Given task:
Your task is to copy the listing exactly, with the pictures left out.

Data block:
────────────────────────────────────────

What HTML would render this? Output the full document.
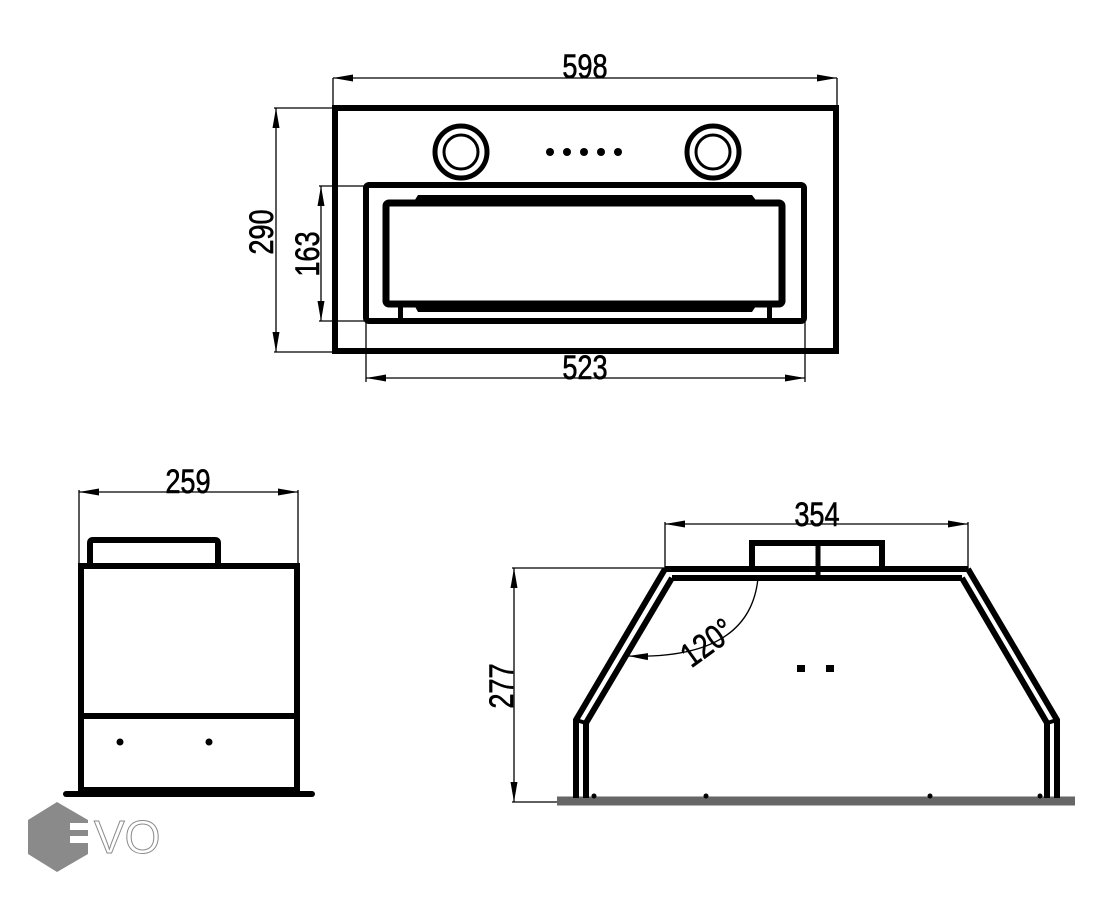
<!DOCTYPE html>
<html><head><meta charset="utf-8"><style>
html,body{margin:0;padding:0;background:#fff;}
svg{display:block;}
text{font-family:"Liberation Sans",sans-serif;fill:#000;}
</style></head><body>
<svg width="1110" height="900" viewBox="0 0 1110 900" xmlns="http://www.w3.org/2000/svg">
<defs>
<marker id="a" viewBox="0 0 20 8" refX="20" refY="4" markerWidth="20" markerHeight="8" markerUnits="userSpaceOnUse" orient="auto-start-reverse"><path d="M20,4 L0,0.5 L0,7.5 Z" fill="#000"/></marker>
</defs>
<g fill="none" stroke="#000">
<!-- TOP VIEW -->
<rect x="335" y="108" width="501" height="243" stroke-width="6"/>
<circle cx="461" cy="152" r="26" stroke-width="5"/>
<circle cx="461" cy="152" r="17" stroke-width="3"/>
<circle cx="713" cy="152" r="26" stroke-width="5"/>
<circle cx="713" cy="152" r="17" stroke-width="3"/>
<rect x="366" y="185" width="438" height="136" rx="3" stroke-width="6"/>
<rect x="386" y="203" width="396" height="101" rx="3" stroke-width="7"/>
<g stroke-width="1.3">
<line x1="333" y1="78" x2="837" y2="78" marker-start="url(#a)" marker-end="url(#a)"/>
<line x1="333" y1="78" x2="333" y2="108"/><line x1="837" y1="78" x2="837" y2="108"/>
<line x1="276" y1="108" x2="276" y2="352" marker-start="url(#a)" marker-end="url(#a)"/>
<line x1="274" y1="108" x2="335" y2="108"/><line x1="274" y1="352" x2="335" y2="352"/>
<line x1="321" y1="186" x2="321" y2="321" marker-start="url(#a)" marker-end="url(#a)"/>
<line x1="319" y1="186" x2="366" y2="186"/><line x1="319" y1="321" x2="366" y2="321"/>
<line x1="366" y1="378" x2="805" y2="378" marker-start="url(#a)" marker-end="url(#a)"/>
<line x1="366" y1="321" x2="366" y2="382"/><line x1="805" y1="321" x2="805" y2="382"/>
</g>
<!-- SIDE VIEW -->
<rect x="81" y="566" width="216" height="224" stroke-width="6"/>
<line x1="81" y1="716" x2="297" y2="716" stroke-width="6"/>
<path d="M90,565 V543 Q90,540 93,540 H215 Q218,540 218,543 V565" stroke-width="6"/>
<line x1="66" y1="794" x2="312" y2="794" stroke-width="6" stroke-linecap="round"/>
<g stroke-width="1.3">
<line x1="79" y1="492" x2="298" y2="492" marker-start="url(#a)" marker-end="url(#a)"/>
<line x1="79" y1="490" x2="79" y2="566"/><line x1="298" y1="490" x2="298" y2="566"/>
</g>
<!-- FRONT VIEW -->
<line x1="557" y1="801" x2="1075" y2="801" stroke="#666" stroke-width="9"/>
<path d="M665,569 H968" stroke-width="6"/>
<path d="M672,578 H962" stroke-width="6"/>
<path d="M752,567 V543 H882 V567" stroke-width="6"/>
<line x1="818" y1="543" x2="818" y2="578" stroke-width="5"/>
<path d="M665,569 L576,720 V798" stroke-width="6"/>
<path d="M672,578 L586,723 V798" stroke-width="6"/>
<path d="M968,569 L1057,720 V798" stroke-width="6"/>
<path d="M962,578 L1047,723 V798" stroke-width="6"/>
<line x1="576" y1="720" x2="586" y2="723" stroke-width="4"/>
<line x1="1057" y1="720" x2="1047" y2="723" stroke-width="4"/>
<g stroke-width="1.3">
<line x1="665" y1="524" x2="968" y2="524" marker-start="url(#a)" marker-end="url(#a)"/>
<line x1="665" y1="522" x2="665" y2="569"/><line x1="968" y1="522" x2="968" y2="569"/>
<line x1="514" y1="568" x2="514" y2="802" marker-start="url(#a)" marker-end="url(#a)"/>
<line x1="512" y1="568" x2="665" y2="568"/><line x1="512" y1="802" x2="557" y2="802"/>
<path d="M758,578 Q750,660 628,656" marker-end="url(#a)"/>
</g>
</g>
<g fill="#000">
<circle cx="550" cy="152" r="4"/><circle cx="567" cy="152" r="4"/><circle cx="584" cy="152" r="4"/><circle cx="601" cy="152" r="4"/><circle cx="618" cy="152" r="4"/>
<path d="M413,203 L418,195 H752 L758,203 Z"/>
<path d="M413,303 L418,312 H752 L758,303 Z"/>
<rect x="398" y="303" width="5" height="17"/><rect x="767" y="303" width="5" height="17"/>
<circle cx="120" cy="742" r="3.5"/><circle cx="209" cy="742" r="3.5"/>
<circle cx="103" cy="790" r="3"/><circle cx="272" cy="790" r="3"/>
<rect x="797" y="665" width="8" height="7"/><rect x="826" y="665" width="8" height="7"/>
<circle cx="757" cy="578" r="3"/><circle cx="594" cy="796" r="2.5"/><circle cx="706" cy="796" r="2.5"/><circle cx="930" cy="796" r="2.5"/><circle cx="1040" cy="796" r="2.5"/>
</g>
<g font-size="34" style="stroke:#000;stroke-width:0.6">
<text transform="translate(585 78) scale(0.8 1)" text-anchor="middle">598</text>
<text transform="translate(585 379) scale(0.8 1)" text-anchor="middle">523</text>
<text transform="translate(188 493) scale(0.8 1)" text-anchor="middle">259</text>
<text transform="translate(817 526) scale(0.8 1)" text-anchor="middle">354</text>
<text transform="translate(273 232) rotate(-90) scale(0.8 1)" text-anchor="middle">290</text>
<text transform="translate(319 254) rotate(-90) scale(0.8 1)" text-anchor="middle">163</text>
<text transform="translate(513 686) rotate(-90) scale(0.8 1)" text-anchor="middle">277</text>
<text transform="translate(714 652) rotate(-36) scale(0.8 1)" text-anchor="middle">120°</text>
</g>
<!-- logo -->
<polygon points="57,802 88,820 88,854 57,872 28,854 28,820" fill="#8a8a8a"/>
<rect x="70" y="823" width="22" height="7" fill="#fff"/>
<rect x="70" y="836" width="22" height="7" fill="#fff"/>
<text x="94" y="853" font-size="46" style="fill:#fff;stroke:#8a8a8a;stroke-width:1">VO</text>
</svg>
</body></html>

────────────────────────────────────────

Solution for this problem:
What HTML would render this? Output the full document.
<!DOCTYPE html>
<html><head><meta charset="utf-8"><style>
html,body{margin:0;padding:0;background:#fff;}
svg{display:block;}
text{font-family:"Liberation Sans",sans-serif;fill:#000;}
</style></head><body>
<svg width="1110" height="900" viewBox="0 0 1110 900" xmlns="http://www.w3.org/2000/svg">
<defs>
<marker id="a" viewBox="0 0 20 8" refX="20" refY="4" markerWidth="20" markerHeight="8" markerUnits="userSpaceOnUse" orient="auto-start-reverse"><path d="M20,4 L0,0.5 L0,7.5 Z" fill="#000"/></marker>
</defs>
<g fill="none" stroke="#000">
<!-- TOP VIEW -->
<rect x="335" y="108" width="501" height="243" stroke-width="6"/>
<circle cx="461" cy="152" r="26" stroke-width="5"/>
<circle cx="461" cy="152" r="17" stroke-width="3"/>
<circle cx="713" cy="152" r="26" stroke-width="5"/>
<circle cx="713" cy="152" r="17" stroke-width="3"/>
<rect x="366" y="185" width="438" height="136" rx="3" stroke-width="6"/>
<rect x="386" y="203" width="396" height="101" rx="3" stroke-width="7"/>
<g stroke-width="1.3">
<line x1="333" y1="78" x2="837" y2="78" marker-start="url(#a)" marker-end="url(#a)"/>
<line x1="333" y1="78" x2="333" y2="108"/><line x1="837" y1="78" x2="837" y2="108"/>
<line x1="276" y1="108" x2="276" y2="352" marker-start="url(#a)" marker-end="url(#a)"/>
<line x1="274" y1="108" x2="335" y2="108"/><line x1="274" y1="352" x2="335" y2="352"/>
<line x1="321" y1="186" x2="321" y2="321" marker-start="url(#a)" marker-end="url(#a)"/>
<line x1="319" y1="186" x2="366" y2="186"/><line x1="319" y1="321" x2="366" y2="321"/>
<line x1="366" y1="378" x2="805" y2="378" marker-start="url(#a)" marker-end="url(#a)"/>
<line x1="366" y1="321" x2="366" y2="382"/><line x1="805" y1="321" x2="805" y2="382"/>
</g>
<!-- SIDE VIEW -->
<rect x="81" y="566" width="216" height="224" stroke-width="6"/>
<line x1="81" y1="716" x2="297" y2="716" stroke-width="6"/>
<path d="M90,565 V543 Q90,540 93,540 H215 Q218,540 218,543 V565" stroke-width="6"/>
<line x1="66" y1="794" x2="312" y2="794" stroke-width="6" stroke-linecap="round"/>
<g stroke-width="1.3">
<line x1="79" y1="492" x2="298" y2="492" marker-start="url(#a)" marker-end="url(#a)"/>
<line x1="79" y1="490" x2="79" y2="566"/><line x1="298" y1="490" x2="298" y2="566"/>
</g>
<!-- FRONT VIEW -->
<line x1="557" y1="801" x2="1075" y2="801" stroke="#666" stroke-width="9"/>
<path d="M665,569 H968" stroke-width="6"/>
<path d="M672,578 H962" stroke-width="6"/>
<path d="M752,567 V543 H882 V567" stroke-width="6"/>
<line x1="818" y1="543" x2="818" y2="578" stroke-width="5"/>
<path d="M665,569 L576,720 V798" stroke-width="6"/>
<path d="M672,578 L586,723 V798" stroke-width="6"/>
<path d="M968,569 L1057,720 V798" stroke-width="6"/>
<path d="M962,578 L1047,723 V798" stroke-width="6"/>
<line x1="576" y1="720" x2="586" y2="723" stroke-width="4"/>
<line x1="1057" y1="720" x2="1047" y2="723" stroke-width="4"/>
<g stroke-width="1.3">
<line x1="665" y1="524" x2="968" y2="524" marker-start="url(#a)" marker-end="url(#a)"/>
<line x1="665" y1="522" x2="665" y2="569"/><line x1="968" y1="522" x2="968" y2="569"/>
<line x1="514" y1="568" x2="514" y2="802" marker-start="url(#a)" marker-end="url(#a)"/>
<line x1="512" y1="568" x2="665" y2="568"/><line x1="512" y1="802" x2="557" y2="802"/>
<path d="M758,578 Q750,660 628,656" marker-end="url(#a)"/>
</g>
</g>
<g fill="#000">
<circle cx="550" cy="152" r="4"/><circle cx="567" cy="152" r="4"/><circle cx="584" cy="152" r="4"/><circle cx="601" cy="152" r="4"/><circle cx="618" cy="152" r="4"/>
<path d="M413,203 L418,195 H752 L758,203 Z"/>
<path d="M413,303 L418,312 H752 L758,303 Z"/>
<rect x="398" y="303" width="5" height="17"/><rect x="767" y="303" width="5" height="17"/>
<circle cx="120" cy="742" r="3.5"/><circle cx="209" cy="742" r="3.5"/>
<circle cx="103" cy="790" r="3"/><circle cx="272" cy="790" r="3"/>
<rect x="797" y="665" width="8" height="7"/><rect x="826" y="665" width="8" height="7"/>
<circle cx="757" cy="578" r="3"/><circle cx="594" cy="796" r="2.5"/><circle cx="706" cy="796" r="2.5"/><circle cx="930" cy="796" r="2.5"/><circle cx="1040" cy="796" r="2.5"/>
</g>
<g font-size="34" style="stroke:#000;stroke-width:0.6">
<text transform="translate(585 78) scale(0.8 1)" text-anchor="middle">598</text>
<text transform="translate(585 379) scale(0.8 1)" text-anchor="middle">523</text>
<text transform="translate(188 493) scale(0.8 1)" text-anchor="middle">259</text>
<text transform="translate(817 526) scale(0.8 1)" text-anchor="middle">354</text>
<text transform="translate(273 232) rotate(-90) scale(0.8 1)" text-anchor="middle">290</text>
<text transform="translate(319 254) rotate(-90) scale(0.8 1)" text-anchor="middle">163</text>
<text transform="translate(513 686) rotate(-90) scale(0.8 1)" text-anchor="middle">277</text>
<text transform="translate(714 652) rotate(-36) scale(0.8 1)" text-anchor="middle">120°</text>
</g>
<!-- logo -->
<polygon points="57,802 88,820 88,854 57,872 28,854 28,820" fill="#8a8a8a"/>
<rect x="70" y="823" width="22" height="7" fill="#fff"/>
<rect x="70" y="836" width="22" height="7" fill="#fff"/>
<text x="94" y="853" font-size="46" style="fill:#fff;stroke:#8a8a8a;stroke-width:1">VO</text>
</svg>
</body></html>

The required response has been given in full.